Wednesday, August 20, 2008

Women Film Makers: An Outline of Herstory


The history of women filmmakers in the American cinema is often most visible by its absence from the history books and movie theatres rather than by its works or artists. This is caused, in part, by Holly­wood's long standing bias against employing women as directors as well as by the traditional male domination of the film critical establishment. As a consequence, much of the work of women filmmakers has traditionally taken place on the periphery of the established film industry. In turn, much of this history has been largely forgotten due to genuine ignorance combined with willful neglect. Only recently has this hidden history been given some measure of attention and study and, in the process, been historically placed within the growth and development of the cinema.

Alice Guy Blache is generally believed to have been the first woman filmmaker. Born in Paris in 1873, she began working in France as a filmmaker before the end of the 19th-century. Her most active period of work, however, occurred in the United States where she eventually formed her own production company. From her studio in Fort Lee, New Jersey, she created a series of short films and, along with Georges Melies and Edwin S. Porter, was one of the original architects of the narrative cinema. Her works range from romance to comedy to science fiction, and the few surviving prints of her films attest to her innovative approach as an early filmmaker. Girl in the Armchair (USA 1912) is especially interesting for its use of color tinting as well as Blache's expedient handling of melodramatic conventions.

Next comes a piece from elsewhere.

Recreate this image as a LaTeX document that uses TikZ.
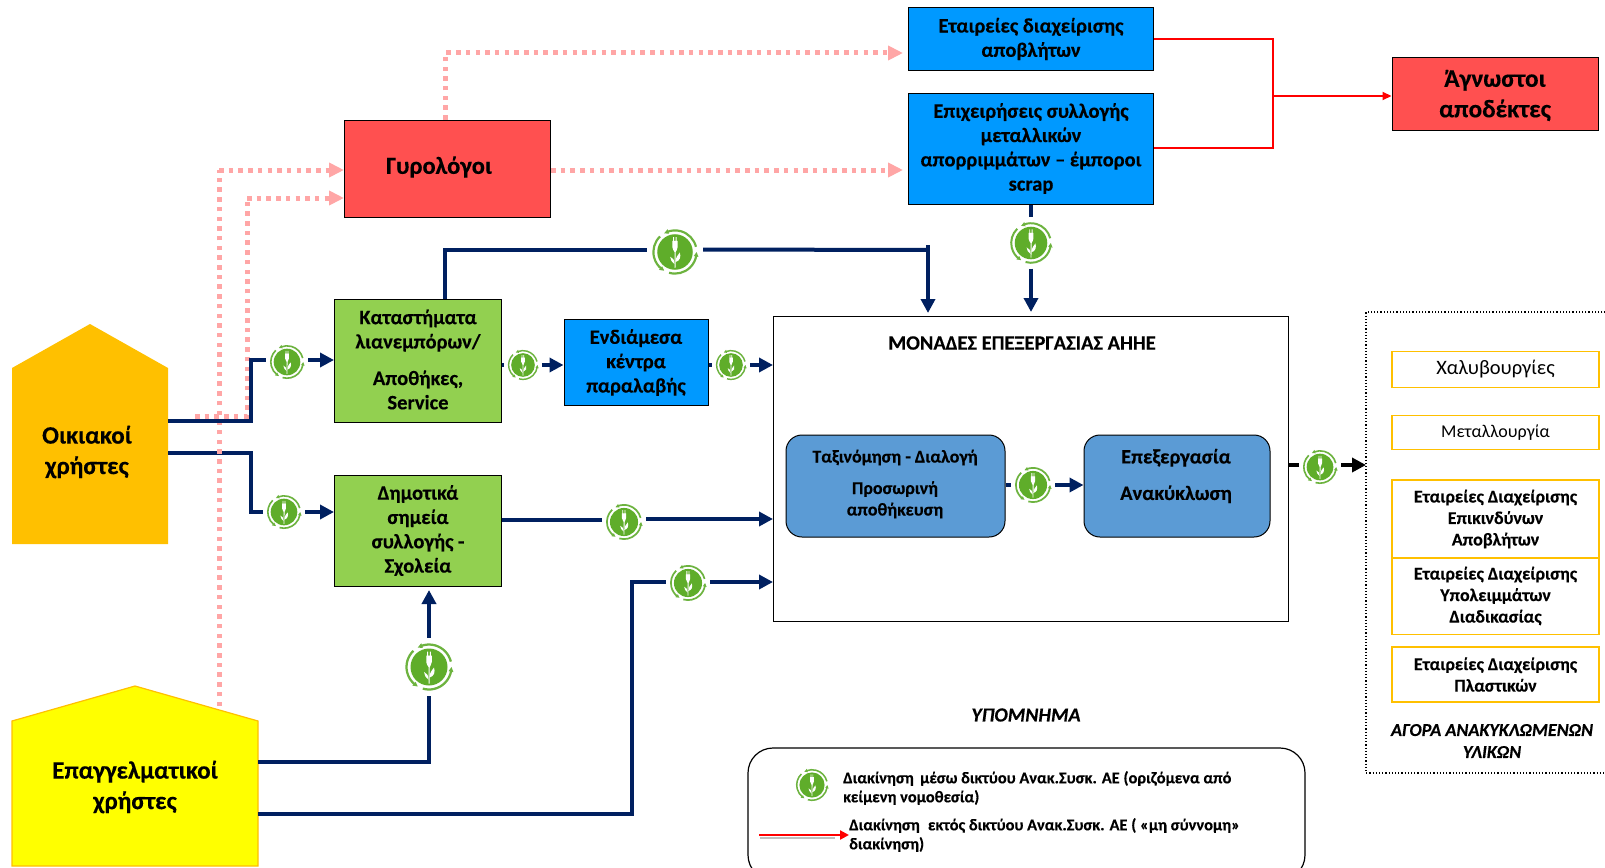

The first American born woman filmmaker was Lois Weber who, with occasional collaboration with her actor-husband Phillips Smalley, wrote, produced, and directed a series of dramas that she filmed in a studio leased from Universal. These independent productions were notable for both their technical polish as well as their willingness to confront controversial social subject matter; during her career, Weber produced films in support of birth control, women's suffrage and interracial love. Not surprisingly, she had tremendous difficulty in getting some of her films distributed and, by 1927, she found it financially impossible to continue producing films.

The Blot (USA 1921) is one of the few of Weber's feature-length films that has survived intact. Like most of her films, it overtly deals with an area of social concern, specifically the need for teachers and the even greater need to provide educators with equable pay. The Blot presents its social message within the larger context of its narrative, and one of the most striking aspects about Weber's work is her ability to present overt political concerns without being either heavy-handed or didactic. If any­thing, her films display a matter-of-factness that eschews the more excessive melodramatic conventions of the 1920s American cinema.

Through her work as both a filmmaker and as a mentor figure, Maya Deren was one of the major founding figures of the modern American Avant-Garde movement. With the production of such early experimental films as Meshes of the Afternoon (USA 1943), At Land (USA 1944), and Choreography for Camera (USA 1945), Deren established the basic directions the avant-garde cinema would follow throughout the 1950s and 1960s. Her brief fall from critical grace during the 1970s was, in part, a late rebellious reaction to the enormous shadow she cast throughout the early American experimental cinema movement.

Deren was strongly influenced by the theoretical principles of modern dance as well as by the surrealist cinema of the 1920s. Her films were often autobiographical in their references as she created a cinematic form of psychodrama. In At Land, she created a set of symbolic references while pursuing a study on the illusory structure of cinematic space.

Shirley Clarke began her career in the 1950s as both a dancer and an experimental filmmaker. She emerged most forcefully, however, as a documentary and narrative artist with such films as The Connection (USA 1960), The Cool World (USA 1963), and Portrait of Jason (USA 1967), films in which the romanticism of her early works gave way to a raw and direct look at people who existed on the edge of mainstream American society. In turn, her films achieved a sense of gritty realism rarely attempted within the American cinema. Clarke's career as a filmmaker and videographer has taken place totally outside the context of the American commercial media which has resulted in the limited amount of exposure her work has received. Yet, she remains firmly committed to this independent path which has allowed her to deal with a range of subject matter that is, for all practicable purposes, forbidden for presentation within the mainstream.

The Cool World was filmed on location in Harlem, using a cast composed of professional actors and local residents. Clarke's use of naturalistic photography and direct sound recordings was influenced by the original films of the Italian Neo-Realist movement and her non-judgmental presentation of the film's narrative forces the viewer, in part, to experience the ghetto environment and gang psychology on its own terms.

Before her untimely death, Kathleen Collins was a teacher and filmmaker of increasing critical prominence. Her work, as represented by her best known feature film Losing Ground (USA 1982), dealt with both feminist and African-American issues and concerns in ways that were both politically complex and narratively engaging.